One of the most basic types of astrophotography and yet equally stunning is that involving star trails, particularly around the celestial
poles or immediately due east or west. In addition to capturing the motion of stars around the north pole which are circumpolar and, hence,
never rise or set, we also have the ability to capture seasonal constellations and stars in such photos, thus allowing for different
opportunities during different seasons. Star trail photos also provide direct evidence that our planet rotates and does so at a rate of 15°
per hour. Furthermore, by studying the arc for a particular star, especially as far away from the pole as possible, one can indirectly estimate
the length of the exposure which, for the examples below, range from seven to eight hours in duration and are totally dependent on the onset
and end of astronomical twilight during each session.
Many of the photos below are centered on Polaris, a double star system which represents our quickest means to locating the north celestial pole,
for it lies less than 1.0° from it, and is an excellent starting point for the polar alignment of a telescope (and finding your way home if
you are lost!). Due to the extended length of the typical exposures involved, the best film for such work is Kodak Elite Chrome (ISO 100) whose
reciprocity failure is nearly zero or Fujichrome Velvia and Provia (ISO 50 and 100) emulsions with equally impressive curves! With respect to
equipment, it is rudimentary, for a camera with extended exposure capability is required along with a firm tripod and shutter release and
locking cable. It is also preferable that the camera used have a mechanical shutter so that battery consumption and power does not become an
issue during mid-exposure. The final requirement is a location with dark skies - the darker the better so that the trails and their colouration
will be as bright and contrasty as possible - with, preferably, an interesting foreground which can be used to enrich the final result.

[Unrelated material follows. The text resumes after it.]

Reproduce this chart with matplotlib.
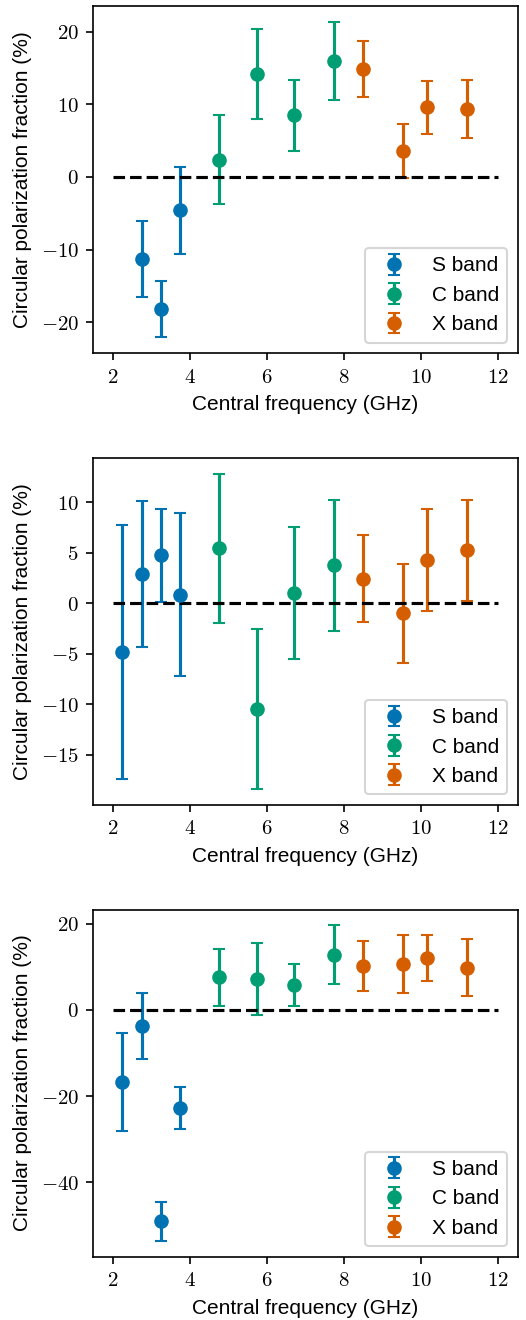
import matplotlib
matplotlib.use("Agg")
import matplotlib.pyplot as plt
from matplotlib.ticker import FuncFormatter

plt.rcParams['font.family'] = ['Liberation Sans', 'DejaVu Sans']
plt.rcParams['mathtext.fontset'] = 'cm'
plt.rcParams['font.size'] = 10

# central frequencies of each band (GHz)
S_freq = [2.25, 2.75, 3.25, 3.75]
C_freq = [4.75, 5.75, 6.7, 7.75]
X_freq = [8.5, 9.52, 10.15, 11.18]

# top panel (no 2.25 GHz point for S band)
top_S_freq = [2.75, 3.25, 3.75]
top_S = [-11.3, -18.2, -4.6]
top_S_err = [5.25, 3.85, 5.95]
top_C = [2.35, 14.1, 8.45, 15.95]
top_C_err = [6.1, 6.2, 4.85, 5.4]
top_X = [14.9, 3.6, 9.6, 9.35]
top_X_err = [3.85, 3.7, 3.65, 4.05]

# middle panel
mid_S = [-4.8, 2.9, 4.75, 0.85]
mid_S_err = [12.6, 7.2, 4.6, 8.05]
mid_C = [5.45, -10.45, 1.05, 3.75]
mid_C_err = [7.4, 7.95, 6.55, 6.5]
mid_X = [2.45, -1.0, 4.3, 5.25]
mid_X_err = [4.35, 4.9, 5.05, 5.0]

# bottom panel
bot_S = [-16.8, -3.7, -49.1, -22.8]
bot_S_err = [11.4, 7.7, 4.5, 4.85]
bot_C = [7.6, 7.2, 5.85, 12.8]
bot_C_err = [6.6, 8.35, 4.85, 6.8]
bot_X = [10.25, 10.7, 12.1, 9.8]
bot_X_err = [5.8, 6.7, 5.35, 6.7]

band_labels = ["S band", "C band", "X band"]
band_colors = ["#0173b2", "#029e73", "#d55e00"]

panels = [
	[(top_S_freq, top_S, top_S_err), (C_freq, top_C, top_C_err), (X_freq, top_X, top_X_err)],
	[(S_freq, mid_S, mid_S_err), (C_freq, mid_C, mid_C_err), (X_freq, mid_X, mid_X_err)],
	[(S_freq, bot_S, bot_S_err), (C_freq, bot_C, bot_C_err), (X_freq, bot_X, bot_X_err)],
]

fig, axes = plt.subplots(3, 1, figsize=(526/150, 1320/150), dpi=150)
plt.subplots_adjust(left=0.1774, right=0.984, top=0.9955, bottom=0.048, hspace=0.302)

math_fmt = FuncFormatter(lambda v, p: '$%g$' % v)

for ax, bands in zip(axes, panels):
	for (f, v, e), lab, col in zip(bands, band_labels, band_colors):
		ax.errorbar(f, v, yerr=e, fmt='o', color=col, capsize=3, label=lab)
	ax.plot([2, 12], [0, 0], 'k--')
	ax.legend(loc='lower right')
	ax.xaxis.set_major_formatter(math_fmt)
	ax.yaxis.set_major_formatter(math_fmt)
	ax.set_xlabel("Central frequency (GHz)")
	ax.set_ylabel("Circular polarization fraction (%)")

plt.savefig("out.png", dpi=150)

Each of the multi-hour exposure sequences below was based on the end of astronomical twilight and its onset the following morning, for the sky
is darkest during this period (see here). Similarly, the lunation in each particular
month was studied so as to identify days where the the moon would neither rise nor set during the end and onset of astronomical twilight and
which, in general, translates to about seven or eight days of opportunity each lunation (the latter part of one lunation and the initial part
of the consequent lunation).